-- start of INPUT ROWS --

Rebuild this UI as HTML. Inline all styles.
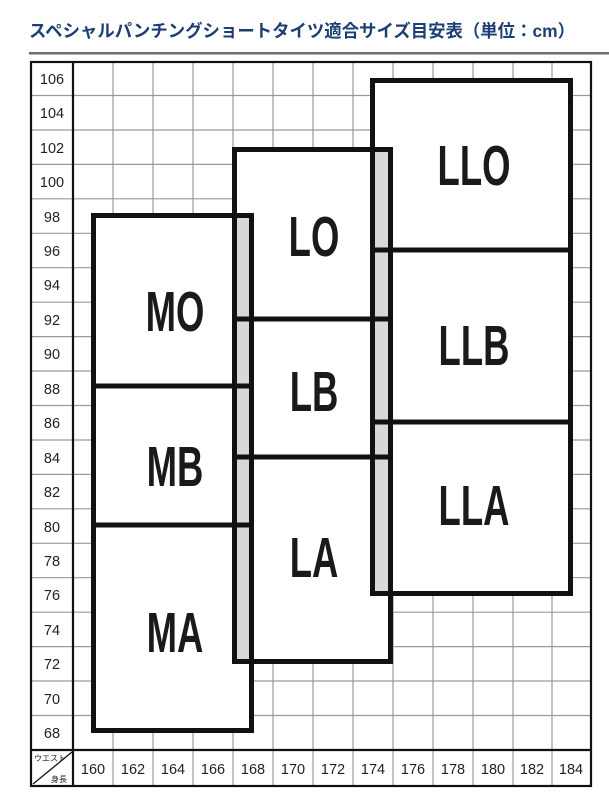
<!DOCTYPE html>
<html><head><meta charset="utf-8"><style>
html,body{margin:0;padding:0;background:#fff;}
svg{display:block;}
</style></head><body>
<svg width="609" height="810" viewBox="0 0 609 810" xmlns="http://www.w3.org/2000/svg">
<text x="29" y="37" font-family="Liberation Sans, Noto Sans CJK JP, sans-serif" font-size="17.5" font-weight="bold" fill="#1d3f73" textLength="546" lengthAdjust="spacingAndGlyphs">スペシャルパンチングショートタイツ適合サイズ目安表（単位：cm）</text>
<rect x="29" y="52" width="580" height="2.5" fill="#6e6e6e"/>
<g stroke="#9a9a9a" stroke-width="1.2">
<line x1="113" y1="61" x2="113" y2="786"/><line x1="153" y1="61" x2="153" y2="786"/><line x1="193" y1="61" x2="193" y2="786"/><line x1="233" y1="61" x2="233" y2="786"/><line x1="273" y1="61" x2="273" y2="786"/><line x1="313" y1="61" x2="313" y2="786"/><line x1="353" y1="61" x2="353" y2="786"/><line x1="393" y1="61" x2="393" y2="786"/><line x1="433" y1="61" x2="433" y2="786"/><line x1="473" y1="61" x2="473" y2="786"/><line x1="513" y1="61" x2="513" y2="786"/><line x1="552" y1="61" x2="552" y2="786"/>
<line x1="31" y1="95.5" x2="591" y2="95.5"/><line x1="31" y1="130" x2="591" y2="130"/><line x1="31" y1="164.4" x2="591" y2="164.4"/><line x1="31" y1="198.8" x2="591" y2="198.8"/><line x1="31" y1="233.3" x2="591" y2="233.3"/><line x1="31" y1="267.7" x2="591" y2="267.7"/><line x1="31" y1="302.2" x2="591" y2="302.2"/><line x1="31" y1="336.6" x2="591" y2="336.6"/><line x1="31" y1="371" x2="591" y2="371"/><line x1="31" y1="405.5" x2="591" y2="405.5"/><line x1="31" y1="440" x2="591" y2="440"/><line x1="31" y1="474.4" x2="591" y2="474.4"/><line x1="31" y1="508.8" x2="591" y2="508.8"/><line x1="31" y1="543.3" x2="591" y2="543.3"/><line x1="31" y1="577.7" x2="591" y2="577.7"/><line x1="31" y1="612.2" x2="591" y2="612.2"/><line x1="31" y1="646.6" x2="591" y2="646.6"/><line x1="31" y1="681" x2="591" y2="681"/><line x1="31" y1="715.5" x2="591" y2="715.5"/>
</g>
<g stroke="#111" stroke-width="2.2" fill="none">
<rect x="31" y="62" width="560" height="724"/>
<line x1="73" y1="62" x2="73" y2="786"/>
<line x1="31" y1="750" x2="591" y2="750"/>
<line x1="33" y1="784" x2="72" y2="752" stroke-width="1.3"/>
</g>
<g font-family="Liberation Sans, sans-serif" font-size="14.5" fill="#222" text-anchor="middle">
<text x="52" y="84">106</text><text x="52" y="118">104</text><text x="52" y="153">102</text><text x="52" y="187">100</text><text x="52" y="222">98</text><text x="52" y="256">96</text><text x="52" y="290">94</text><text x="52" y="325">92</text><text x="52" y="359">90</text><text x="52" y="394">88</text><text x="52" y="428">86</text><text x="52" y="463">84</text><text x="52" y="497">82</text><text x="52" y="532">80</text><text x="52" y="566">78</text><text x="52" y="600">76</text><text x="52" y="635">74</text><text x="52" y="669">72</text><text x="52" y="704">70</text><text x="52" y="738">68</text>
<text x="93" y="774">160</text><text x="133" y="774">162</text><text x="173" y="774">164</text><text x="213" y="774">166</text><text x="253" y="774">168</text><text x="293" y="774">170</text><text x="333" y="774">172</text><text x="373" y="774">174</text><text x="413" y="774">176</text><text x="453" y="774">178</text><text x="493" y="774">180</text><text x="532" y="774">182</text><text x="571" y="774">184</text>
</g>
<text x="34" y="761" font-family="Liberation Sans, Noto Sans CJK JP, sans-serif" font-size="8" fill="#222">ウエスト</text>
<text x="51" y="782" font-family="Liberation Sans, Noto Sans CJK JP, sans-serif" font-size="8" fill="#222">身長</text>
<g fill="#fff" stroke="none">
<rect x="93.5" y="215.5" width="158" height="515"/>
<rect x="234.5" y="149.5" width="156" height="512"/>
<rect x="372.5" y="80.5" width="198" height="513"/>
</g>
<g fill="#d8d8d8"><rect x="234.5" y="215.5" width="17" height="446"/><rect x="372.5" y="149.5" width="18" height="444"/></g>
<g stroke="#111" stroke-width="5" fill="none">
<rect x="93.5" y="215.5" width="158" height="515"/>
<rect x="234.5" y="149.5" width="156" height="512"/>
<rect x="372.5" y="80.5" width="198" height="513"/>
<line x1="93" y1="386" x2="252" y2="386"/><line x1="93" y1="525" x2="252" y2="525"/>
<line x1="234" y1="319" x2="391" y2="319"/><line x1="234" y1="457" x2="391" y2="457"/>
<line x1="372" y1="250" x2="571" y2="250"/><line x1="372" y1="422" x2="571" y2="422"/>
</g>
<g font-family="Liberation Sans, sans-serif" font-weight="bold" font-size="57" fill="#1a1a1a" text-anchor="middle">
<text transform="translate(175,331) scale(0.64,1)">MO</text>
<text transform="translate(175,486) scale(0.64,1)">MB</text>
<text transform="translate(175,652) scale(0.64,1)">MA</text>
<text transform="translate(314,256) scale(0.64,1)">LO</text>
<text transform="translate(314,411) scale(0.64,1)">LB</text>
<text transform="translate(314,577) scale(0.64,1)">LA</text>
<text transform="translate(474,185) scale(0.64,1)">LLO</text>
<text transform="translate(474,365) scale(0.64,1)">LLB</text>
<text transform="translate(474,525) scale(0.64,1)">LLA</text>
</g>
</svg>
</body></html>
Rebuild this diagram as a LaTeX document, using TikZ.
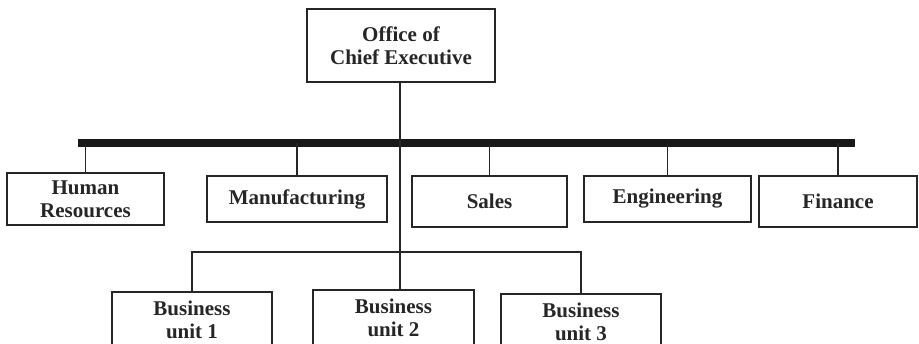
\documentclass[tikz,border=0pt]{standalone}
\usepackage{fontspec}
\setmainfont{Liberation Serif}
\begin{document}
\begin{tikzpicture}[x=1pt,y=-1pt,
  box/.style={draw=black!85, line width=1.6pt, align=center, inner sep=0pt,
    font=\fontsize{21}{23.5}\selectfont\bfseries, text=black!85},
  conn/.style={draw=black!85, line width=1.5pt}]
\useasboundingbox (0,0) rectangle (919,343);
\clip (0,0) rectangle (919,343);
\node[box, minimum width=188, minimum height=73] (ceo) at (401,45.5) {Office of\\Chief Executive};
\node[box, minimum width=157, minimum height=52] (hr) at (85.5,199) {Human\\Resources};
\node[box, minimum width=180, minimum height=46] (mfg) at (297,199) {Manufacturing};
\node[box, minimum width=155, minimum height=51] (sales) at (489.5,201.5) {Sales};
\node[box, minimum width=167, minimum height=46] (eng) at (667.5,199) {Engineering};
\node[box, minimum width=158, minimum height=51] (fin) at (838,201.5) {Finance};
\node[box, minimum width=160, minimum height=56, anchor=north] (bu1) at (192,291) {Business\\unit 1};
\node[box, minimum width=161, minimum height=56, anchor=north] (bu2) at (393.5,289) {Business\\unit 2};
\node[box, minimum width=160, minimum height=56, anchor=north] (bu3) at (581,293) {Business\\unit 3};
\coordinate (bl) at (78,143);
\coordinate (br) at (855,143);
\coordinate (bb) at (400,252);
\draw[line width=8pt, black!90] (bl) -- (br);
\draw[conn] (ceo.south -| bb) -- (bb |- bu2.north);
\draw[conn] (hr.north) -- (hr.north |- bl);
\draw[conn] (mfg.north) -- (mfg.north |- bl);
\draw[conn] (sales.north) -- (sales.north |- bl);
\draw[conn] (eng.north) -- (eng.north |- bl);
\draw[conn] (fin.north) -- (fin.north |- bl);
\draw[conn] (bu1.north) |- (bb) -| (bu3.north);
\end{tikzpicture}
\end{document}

-- end of INPUT ROWS --

▶ [REQUIREMENTS]: Leave the pictures out and copy the rest of the data exactly.

▶ [SOLUTION TO THIS TASK]:
Rebuild this UI as HTML. Inline all styles.
<!DOCTYPE html>
<html><head><meta charset="utf-8"><style>
html,body{margin:0;padding:0;background:#fff;}
svg{display:block;}
</style></head><body>
<svg width="609" height="810" viewBox="0 0 609 810" xmlns="http://www.w3.org/2000/svg">
<text x="29" y="37" font-family="Liberation Sans, Noto Sans CJK JP, sans-serif" font-size="17.5" font-weight="bold" fill="#1d3f73" textLength="546" lengthAdjust="spacingAndGlyphs">スペシャルパンチングショートタイツ適合サイズ目安表（単位：cm）</text>
<rect x="29" y="52" width="580" height="2.5" fill="#6e6e6e"/>
<g stroke="#9a9a9a" stroke-width="1.2">
<line x1="113" y1="61" x2="113" y2="786"/><line x1="153" y1="61" x2="153" y2="786"/><line x1="193" y1="61" x2="193" y2="786"/><line x1="233" y1="61" x2="233" y2="786"/><line x1="273" y1="61" x2="273" y2="786"/><line x1="313" y1="61" x2="313" y2="786"/><line x1="353" y1="61" x2="353" y2="786"/><line x1="393" y1="61" x2="393" y2="786"/><line x1="433" y1="61" x2="433" y2="786"/><line x1="473" y1="61" x2="473" y2="786"/><line x1="513" y1="61" x2="513" y2="786"/><line x1="552" y1="61" x2="552" y2="786"/>
<line x1="31" y1="95.5" x2="591" y2="95.5"/><line x1="31" y1="130" x2="591" y2="130"/><line x1="31" y1="164.4" x2="591" y2="164.4"/><line x1="31" y1="198.8" x2="591" y2="198.8"/><line x1="31" y1="233.3" x2="591" y2="233.3"/><line x1="31" y1="267.7" x2="591" y2="267.7"/><line x1="31" y1="302.2" x2="591" y2="302.2"/><line x1="31" y1="336.6" x2="591" y2="336.6"/><line x1="31" y1="371" x2="591" y2="371"/><line x1="31" y1="405.5" x2="591" y2="405.5"/><line x1="31" y1="440" x2="591" y2="440"/><line x1="31" y1="474.4" x2="591" y2="474.4"/><line x1="31" y1="508.8" x2="591" y2="508.8"/><line x1="31" y1="543.3" x2="591" y2="543.3"/><line x1="31" y1="577.7" x2="591" y2="577.7"/><line x1="31" y1="612.2" x2="591" y2="612.2"/><line x1="31" y1="646.6" x2="591" y2="646.6"/><line x1="31" y1="681" x2="591" y2="681"/><line x1="31" y1="715.5" x2="591" y2="715.5"/>
</g>
<g stroke="#111" stroke-width="2.2" fill="none">
<rect x="31" y="62" width="560" height="724"/>
<line x1="73" y1="62" x2="73" y2="786"/>
<line x1="31" y1="750" x2="591" y2="750"/>
<line x1="33" y1="784" x2="72" y2="752" stroke-width="1.3"/>
</g>
<g font-family="Liberation Sans, sans-serif" font-size="14.5" fill="#222" text-anchor="middle">
<text x="52" y="84">106</text><text x="52" y="118">104</text><text x="52" y="153">102</text><text x="52" y="187">100</text><text x="52" y="222">98</text><text x="52" y="256">96</text><text x="52" y="290">94</text><text x="52" y="325">92</text><text x="52" y="359">90</text><text x="52" y="394">88</text><text x="52" y="428">86</text><text x="52" y="463">84</text><text x="52" y="497">82</text><text x="52" y="532">80</text><text x="52" y="566">78</text><text x="52" y="600">76</text><text x="52" y="635">74</text><text x="52" y="669">72</text><text x="52" y="704">70</text><text x="52" y="738">68</text>
<text x="93" y="774">160</text><text x="133" y="774">162</text><text x="173" y="774">164</text><text x="213" y="774">166</text><text x="253" y="774">168</text><text x="293" y="774">170</text><text x="333" y="774">172</text><text x="373" y="774">174</text><text x="413" y="774">176</text><text x="453" y="774">178</text><text x="493" y="774">180</text><text x="532" y="774">182</text><text x="571" y="774">184</text>
</g>
<text x="34" y="761" font-family="Liberation Sans, Noto Sans CJK JP, sans-serif" font-size="8" fill="#222">ウエスト</text>
<text x="51" y="782" font-family="Liberation Sans, Noto Sans CJK JP, sans-serif" font-size="8" fill="#222">身長</text>
<g fill="#fff" stroke="none">
<rect x="93.5" y="215.5" width="158" height="515"/>
<rect x="234.5" y="149.5" width="156" height="512"/>
<rect x="372.5" y="80.5" width="198" height="513"/>
</g>
<g fill="#d8d8d8"><rect x="234.5" y="215.5" width="17" height="446"/><rect x="372.5" y="149.5" width="18" height="444"/></g>
<g stroke="#111" stroke-width="5" fill="none">
<rect x="93.5" y="215.5" width="158" height="515"/>
<rect x="234.5" y="149.5" width="156" height="512"/>
<rect x="372.5" y="80.5" width="198" height="513"/>
<line x1="93" y1="386" x2="252" y2="386"/><line x1="93" y1="525" x2="252" y2="525"/>
<line x1="234" y1="319" x2="391" y2="319"/><line x1="234" y1="457" x2="391" y2="457"/>
<line x1="372" y1="250" x2="571" y2="250"/><line x1="372" y1="422" x2="571" y2="422"/>
</g>
<g font-family="Liberation Sans, sans-serif" font-weight="bold" font-size="57" fill="#1a1a1a" text-anchor="middle">
<text transform="translate(175,331) scale(0.64,1)">MO</text>
<text transform="translate(175,486) scale(0.64,1)">MB</text>
<text transform="translate(175,652) scale(0.64,1)">MA</text>
<text transform="translate(314,256) scale(0.64,1)">LO</text>
<text transform="translate(314,411) scale(0.64,1)">LB</text>
<text transform="translate(314,577) scale(0.64,1)">LA</text>
<text transform="translate(474,185) scale(0.64,1)">LLO</text>
<text transform="translate(474,365) scale(0.64,1)">LLB</text>
<text transform="translate(474,525) scale(0.64,1)">LLA</text>
</g>
</svg>
</body></html>
Rebuild this diagram as a LaTeX document, using TikZ.
\documentclass[tikz,border=0pt]{standalone}
\usepackage{fontspec}
\setmainfont{Liberation Serif}
\begin{document}
\begin{tikzpicture}[x=1pt,y=-1pt,
  box/.style={draw=black!85, line width=1.6pt, align=center, inner sep=0pt,
    font=\fontsize{21}{23.5}\selectfont\bfseries, text=black!85},
  conn/.style={draw=black!85, line width=1.5pt}]
\useasboundingbox (0,0) rectangle (919,343);
\clip (0,0) rectangle (919,343);
\node[box, minimum width=188, minimum height=73] (ceo) at (401,45.5) {Office of\\Chief Executive};
\node[box, minimum width=157, minimum height=52] (hr) at (85.5,199) {Human\\Resources};
\node[box, minimum width=180, minimum height=46] (mfg) at (297,199) {Manufacturing};
\node[box, minimum width=155, minimum height=51] (sales) at (489.5,201.5) {Sales};
\node[box, minimum width=167, minimum height=46] (eng) at (667.5,199) {Engineering};
\node[box, minimum width=158, minimum height=51] (fin) at (838,201.5) {Finance};
\node[box, minimum width=160, minimum height=56, anchor=north] (bu1) at (192,291) {Business\\unit 1};
\node[box, minimum width=161, minimum height=56, anchor=north] (bu2) at (393.5,289) {Business\\unit 2};
\node[box, minimum width=160, minimum height=56, anchor=north] (bu3) at (581,293) {Business\\unit 3};
\coordinate (bl) at (78,143);
\coordinate (br) at (855,143);
\coordinate (bb) at (400,252);
\draw[line width=8pt, black!90] (bl) -- (br);
\draw[conn] (ceo.south -| bb) -- (bb |- bu2.north);
\draw[conn] (hr.north) -- (hr.north |- bl);
\draw[conn] (mfg.north) -- (mfg.north |- bl);
\draw[conn] (sales.north) -- (sales.north |- bl);
\draw[conn] (eng.north) -- (eng.north |- bl);
\draw[conn] (fin.north) -- (fin.north |- bl);
\draw[conn] (bu1.north) |- (bb) -| (bu3.north);
\end{tikzpicture}
\end{document}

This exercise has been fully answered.